Terry Odendahl and Peter Kostishack, Global Greengrants Fund

Around the globe, degradation of the environment has become intrinsically linked to human rights violations. For example, large-scale mining projects alter ecology, subsistence patterns, and economic and social systems. In turn, local communities experience negative effects on their health, livelihoods, gender equality, security, and cultural practices.

Global Greengrants Fund works with local activists to advise its grantmaking and supports grassroots campaigns that address such violations. As part of this strategy, Global Greengrants Fund supported a multi-faceted/multi-organizational campaign to prevent open-pit gold mining in the hills outside of Challapata, Bolivia.

In 2011, as the mining company launched a persuasive campaign and government officials prioritized mining over human rights, Challapata residents sought to make their voices heard. Local organizations used small grants to inform the public and policymakers about the effects of mining, mobilize community opposition, and influence national policy around consultative rights.

Small grants under $5,000 supported a number of local groups. The Socio-Environmental Coordination Collective (Colectivo CASA) conducted an environmental impact assessment of the project and shared its findings with policymakers and the public. The groups Ayllus and Markas Qullasuyu National Council (CONAMAQ), Comité de Defensa Ambiental y Lechera de Challapata, and United Youth in Defense of Nature and Life (JUDNAVI) raised community awareness of the human rights and environmental effects of mining. The Environment and Development Bolivian Forum-Oruro (FOBOMADE Oruro) advocated for a national “free, prior, and informed consent legal framework[1] to apply to any such project affecting indigenous communities.

Funding the campaigns of these groups enabled the community of Challapata to rally for a common future invested in farming rather than mining.
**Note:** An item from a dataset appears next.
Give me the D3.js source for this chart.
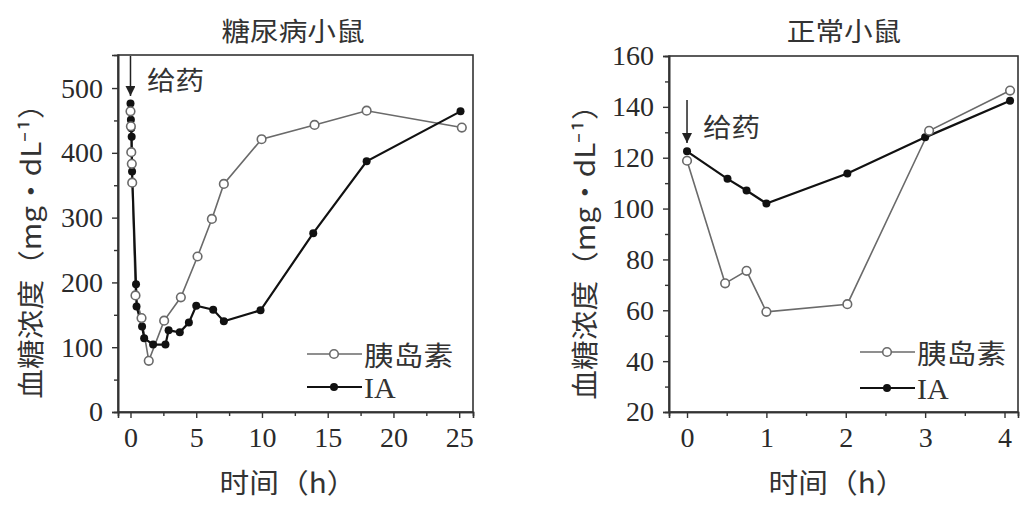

As a result, municipal government officials have announced they will not authorize any permits for activities, including mining, that conflict with the sustainable development interests of the community. While the mining company is still lobbying regional and national officials, grassroots organizers are optimistic that their work has ensured protection for their environmental and basic human rights.


[1] International law in the form of Convention No. 169 of the International Labour Organization (ILO) requires previous consultation and guarantees free, prior and informed consent for indigenous populations. Governments in countries that have ratified the ILO convention (like Bolivia and Peru) have yet to codify these requirements within their national law.